El primer ejemplo es Rusia. La legitimidad de Putin es débil. Y Putin es débil también a la hora de dignificar y enriquecer a su pueblo. Pero Putin es fuerte en descaro y rico en artimañas para funcionar según la ley de la selva, así que quiere que el resto del mundo también funcione según la ley de la selva.
Desde hace décadas, o incluso siglos, existe una norma que marca que las naciones grandes y poderosas no degluten todo lo que está a su alrededor simplemente porque pueden hacerlo. Pero esa es precisamente la norma que Putin está aplastando con el pie y con total descaro. Si la "doctrina Putin" logra efectivamente destruir esa norma, viviremos en un mundo que recompensa cada vez más el descaro y que castiga cada vez más la moderación.
Objetivos
Después están los movimientos islamistas, como el Estado Islámico (EI), un movimiento débil a la hora de ofrecerle a la mayoría de su pueblo un estilo de vida que les resulte atractivo, pero fuerte en purismo espiritual, así que pretende desencadenar una serie de guerras de religión que reordenen el mundo según categorías religiosas.
También existe una norma, que se fue desarrollando gradualmente a lo largo de los siglos, que indica que la política no es una empresa espiritual totalitaria. Los gobiernos tratan de impartir orden y beneficios económicos para sus pueblos, pero no intentan organizar la vida interior espiritual de las personas.
Esa es precisamente la norma que EI y otros grupos jihadistas ahora intentan destruir. Si lo logran, Medio Oriente se sumirá en una guerra interreligiosa de 30 años. El fanatismo será recompensado, y la moderación será castigada.
Putin y EI no constituyen una amenaza para la seguridad nacional de Estados Unidos, entendida en sentido estricto. Pero son amenazas al orden de nuestra civilización.
Cuando alguien está ocupado en la tarea diaria de gobernar, es probable que vea esas debilidades de Putin y de EI. También es probable que llegue a la conclusión de que no hay que hacer demasiado al respecto, ya que esas amenazas inevitablemente sucumbirán por sí mismas bajo el peso de sus contradicciones internas.
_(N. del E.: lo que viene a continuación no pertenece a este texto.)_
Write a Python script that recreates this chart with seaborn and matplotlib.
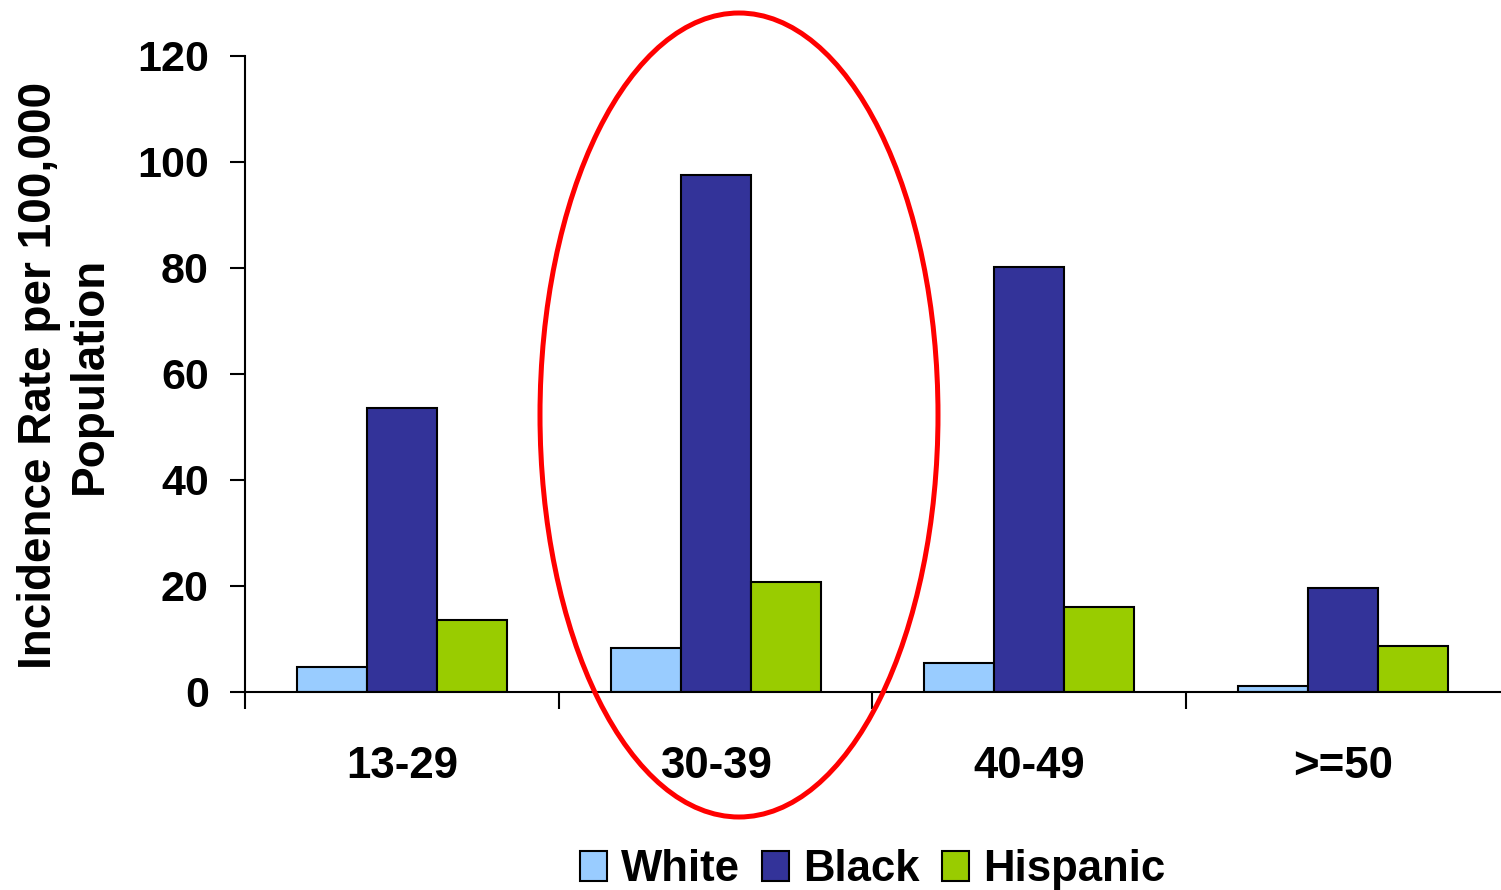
import matplotlib
matplotlib.use("Agg")
import matplotlib.pyplot as plt
from matplotlib.patches import Ellipse
import seaborn as sns
import pandas as pd

# Age groups and incidence rates per 100,000 by race/ethnicity
age_groups = ["13-29", "30-39", "40-49", ">=50"]
groups = ["White", "Black", "Hispanic"]
white = [4.8, 8.3, 5.5, 1.2]
black = [53.5, 97.6, 80.1, 19.6]
hispanic = [13.5, 20.7, 16.1, 8.7]
y_ticks = [0, 20, 40, 60, 80, 100, 120]

colors = {"White": "#99CCFF", "Black": "#333399", "Hispanic": "#99CC00"}

df = pd.DataFrame({
    "age": age_groups * 3,
    "group": [g for g in groups for _ in age_groups],
    "rate": white + black + hispanic,
})

sns.set_style("white")
plt.rcParams["font.family"] = ["Liberation Sans", "DejaVu Sans"]
plt.rcParams["font.weight"] = "bold"
plt.rcParams["text.color"] = "black"
plt.rcParams["xtick.color"] = "black"
plt.rcParams["ytick.color"] = "black"
plt.rcParams["axes.labelcolor"] = "black"

fig = plt.figure(figsize=(15.01, 8.90), dpi=100)
ax = fig.add_axes([0.1632, 0.2225, 0.8361, 0.7146])

sns.barplot(data=df, x="age", y="rate", hue="group", order=age_groups,
            hue_order=groups, palette=colors, width=0.669,
            edgecolor="black", linewidth=1.5, saturation=1, ax=ax)

ax.set_xlim(-0.5, 3.5)
ax.set_ylim(0, 120)
ax.set_yticks(y_ticks)
ax.set_xlabel("")
ax.set_ylabel("")

for side in ["top", "right"]:
    ax.spines[side].set_visible(False)
for side in ["left", "bottom"]:
    ax.spines[side].set_color("black")
    ax.spines[side].set_linewidth(1.5)

ax.tick_params(axis="y", which="major", length=11, width=1.5, color="black",
               direction="out", labelsize=31, pad=15, left=True,
               labelcolor="black")
ax.tick_params(axis="x", which="major", length=0, labelsize=31.5, pad=39,
               labelcolor="black")
ax.set_xticks([-0.5, 0.5, 1.5, 2.5], minor=True)
ax.tick_params(axis="x", which="minor", length=12, width=1.5, color="black",
               direction="out", bottom=True)
for lbl in ax.get_xticklabels() + ax.get_yticklabels():
    lbl.set_fontweight("bold")

fig.text(64.5 / 1501, 1 - 375 / 890, "Incidence Rate per 100,000\nPopulation",
         rotation=90, ha="center", va="center", fontsize=33,
         fontweight="bold", linespacing=1.2, color="black")

leg = ax.legend(loc="upper center", bbox_to_anchor=(0.5, -0.22), ncol=3,
                frameon=False, fontsize=31.5, handlelength=0.62,
                handleheight=0.7, handletextpad=0.32, columnspacing=0.5,
                borderaxespad=0)
for t in leg.get_texts():
    t.set_fontweight("bold")
    t.set_color("black")

# Red ellipse highlighting the 30-39 age group
ell = Ellipse((739 / 1501, 1 - 415 / 890), 398 / 1501, 804 / 890,
              transform=fig.transFigure, fill=False, edgecolor="#FF0000",
              linewidth=3.6, zorder=10)
fig.patches.append(ell)

fig.savefig("out.png", dpi=100)
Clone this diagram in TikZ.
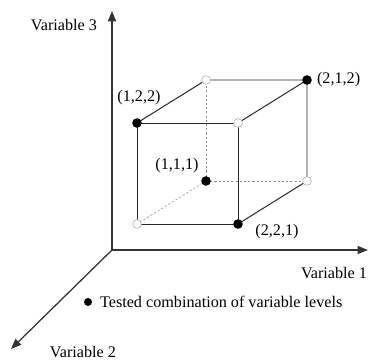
\documentclass[tikz,border=0pt]{standalone}
\usepackage{fontspec}
\setmainfont{Liberation Serif}
\usepackage{tikz}
\usetikzlibrary{positioning,arrows.meta}

\begin{document}
\begin{tikzpicture}[x=0.025cm,y=0.025cm,font=\fontsize{11.5}{13}\selectfont,
    axis/.style={line width=0.9pt,draw=black!80,-{Triangle[length=2.6mm,width=2mm]}},
    edge/.style={line width=0.7pt,draw=black!85},
    hidden/.style={line width=0.4pt,draw=black!45,dashed,dash pattern=on 1.5pt off 1.5pt},
    tested/.style={circle,fill=black,inner sep=0pt,minimum size=2.4mm},
    untested/.style={circle,fill=white,draw=black!35,line width=0.4pt,inner sep=0pt,minimum size=2.2mm}]

% Page frame
\useasboundingbox (0,0) rectangle (368,360);

% Cube geometry
%   front face: x = 137 to 238, y = 136 to 237
%   back face shifted by (69,43)
\def\xL{137}
\def\xR{238}
\def\yB{136}
\def\yT{237}
\def\dx{69}
\def\dy{43}

% Axes
\coordinate (O) at (112,110);
\coordinate (v3) at (112,349);
\coordinate (v1) at (368,110);
\coordinate (v2) at (11,11);
\draw[axis] (O) -- (v3);
\draw[axis] (O) -- (v1);
\draw[axis] (O) -- (v2);

% Axis labels
\node (lab3) at (64,335) {Variable 3};
\node (lab1) at (334,87) {Variable 1};
\node (lab2) at (83,8) {Variable 2};

% Cube corners (hidden ones first)
\coordinate (bbl) at (\xL+\dx,\yB+\dy);
\coordinate (fbl) at (\xL,\yB);
\coordinate (ftl) at (\xL,\yT);
\coordinate (ftr) at (\xR,\yT);
\coordinate (fbr) at (\xR,\yB);
\coordinate (btl) at (\xL+\dx,\yT+\dy);
\coordinate (btr) at (\xR+\dx,\yT+\dy);
\coordinate (bbr) at (\xR+\dx,\yB+\dy);

% Hidden edges
\draw[hidden] (bbl) -- (btl);
\draw[hidden] (bbl) -- (bbr);
\draw[hidden] (bbl) -- (fbl);

% Visible edges
\draw[edge] (fbl) -- (ftl) -- (ftr) -- (fbr) -- cycle;
\draw[edge] (ftl) -- (btl) -- (btr) -- (ftr);
\draw[edge] (btr) -- (bbr) -- (fbr);

% Levels
\node[tested] (p122) at (ftl) {};
\node[tested] (p221) at (fbr) {};
\node[tested] (p212) at (btr) {};
\node[tested] (p111) at (bbl) {};
\foreach \c in {fbl,ftr,btl,bbr} {
    \node[untested] (o\c) at (\c) {};
}

% Level labels
\node (t122) at (139,262) {(1,2,2)};
\node[right=0pt of p212] (t212) {(2,1,2)};
\node (t111) at (177,194) {(1,1,1)};
\node (t221) at (277,128) {(2,2,1)};

% Legend
\node[tested,minimum size=2mm] (key) at (88,58) {};
\node[right=2pt of key] (keytext) {Tested combination of variable levels};

\end{tikzpicture}
\end{document}
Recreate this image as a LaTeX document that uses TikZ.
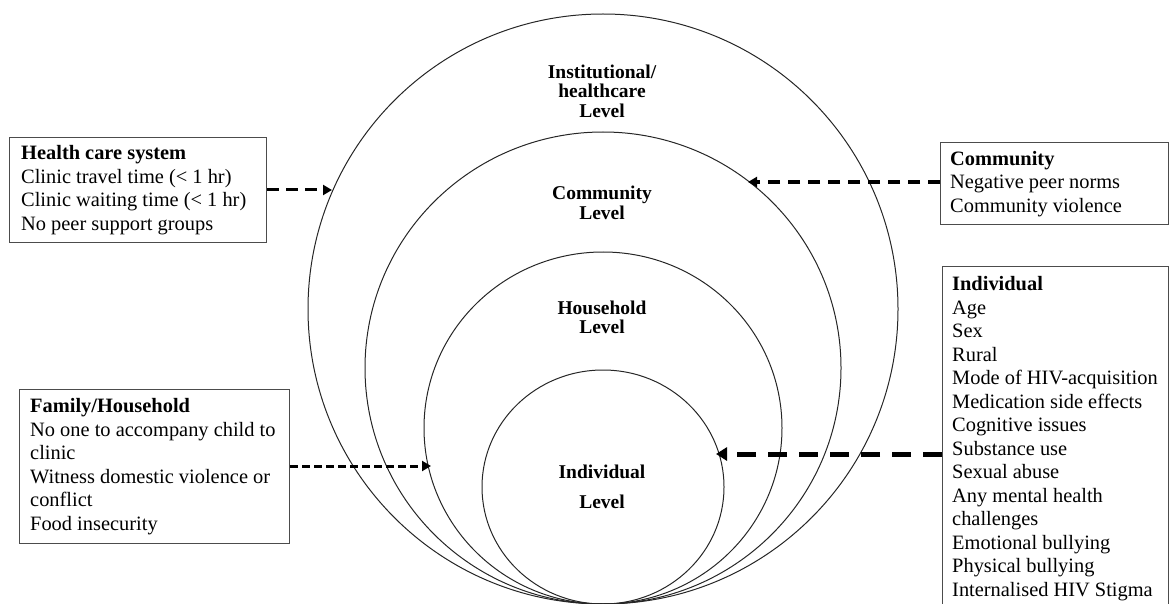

Pero la debilidad es justamente el motor que las impulsa: sólo deben ocuparse de destruirlo todo, y si nadie les hace frente, lo harán.
Quienes hoy manejan la política exterior viven bajo la sombra de la posguerra. Instintivamente, la gente entiende que justo después de la Segunda Guerra, Harry Truman, George Marshall y otros hicieron algo notable: lograron correrse del peso inmediato de los eventos y construyeron el contexto en el que vivirían los pueblos durante décadas.
Algunos de los problemas que debieron enfrentar no parecían gigantes, por ejemplo, cómo impedir que la insurgencia comunista tomara el control del semifallido gobierno de Grecia. Pero entendieron que al proyectar el poderío norteamericano sobre Grecia establecían ciertas normas y creaban un marco de civilidad.
En aquel entonces, la confianza democrática era elevada. Hoy, lamentablemente, es muy baja. En estos últimos meses, los malos parecieron tener la iniciativa y los buenos parecieron cansados. Ya veremos en la cumbre de la OTAN en Gales si existe un líder que pueda correrse del peso inmediato de los hechos y explicar hasta qué punto las amenazas actuales socavan los fundamentos de nuestra civilización.